Chico remains behind to take the marshal's job. Griff departs for California, certain that Jessica hates him for killing her brother, but she runs after his buckboard calling his name. They ride off together.

==Cast==
- Barbara Stanwyck as Jessica Drummond
- Barry Sullivan as Griff Bonnell
- Gene Barry as Wes Bonnell
- Robert Dix as Chico Bonnell
- Dean Jagger as Sherriff Ned Logan
- John Ericson as Brockie Drummond
- Hank Worden as Marshal John Chisholm
- Jidge Carroll as Barney Cashman
- Paul Dubov as Judge Macy
- Gerald Milton as Shotgun Spanger
- Ziva Rodann as Rio
- Neyle Morrow as Wiley
- Chuck Roberson as Howard Swain
- Chuck Hayward as Charlie Savage
- Sandy Wirth as Chico's Girlfriend
- Eve Brent as Louvenia Spanger

==Production==
During pre-production the title of the film was Woman With A Whip. Fuller uses every opportunity to show off the widescreen format while employing extensive use of close-ups and one of the longest tracking shots ever done at Fox's studio at that time – over five minutes long.

Harry Sukman composed and conducted the score. Jidge Carroll sings two songs onscreen in the film, the theme song titled "High Ridin' Woman," written by Harold Adamson and Harry Sukman; and "God Has His Arms Around Me," written by Victor Young and Harold Adamson. Both songs were later recorded by the western singing group, The Sons of the Pioneers, and released on their single for RCA (RCA 47-7079) on November 1, 1957.

Fuller later repeatedly claimed that the ending he wanted involved Griff killing Jessica to get Brockie and the studio overruled him. The available script copies, written by Fuller, have the same ending as the film.

==Reception and legacy==
The film has received critical acclaim from modern day critics.
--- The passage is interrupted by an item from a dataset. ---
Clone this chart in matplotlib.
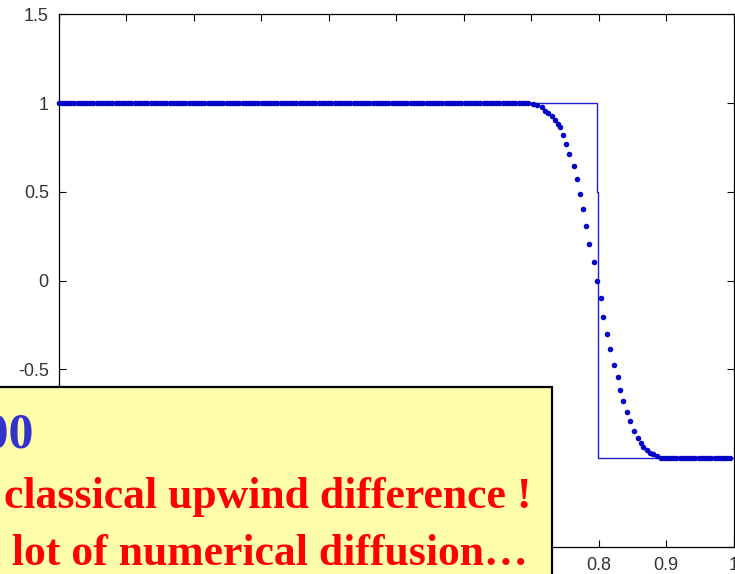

Rotten Tomatoes gives a score of 86% based on 21 reviews, with an average score of 7.9/10.

Jonathan Rosenbaum hailed it in 2007 as "probably the best and craziest" of Fuller's westerns, "the feature that fully announces his talent as an avant-garde filmmaker, even in this unlikeliest of genres...if you've ever wondered why Godard and other French New Wave directors deify Fuller, this movie explains it all." Richard Brody also championed the film, writing that "Fuller's hardboiled 1957 Western serves up doomed love and sudden death with dramatic richness...in Fuller's progressive view, the closing frontier made the hired gun obsolete. Despite the poetic bursts of violence in Fuller's signature shock images, the hero knows that the land will soon belong to the sedate townsfolk on whose behalf he honorably plies his loathsome trade."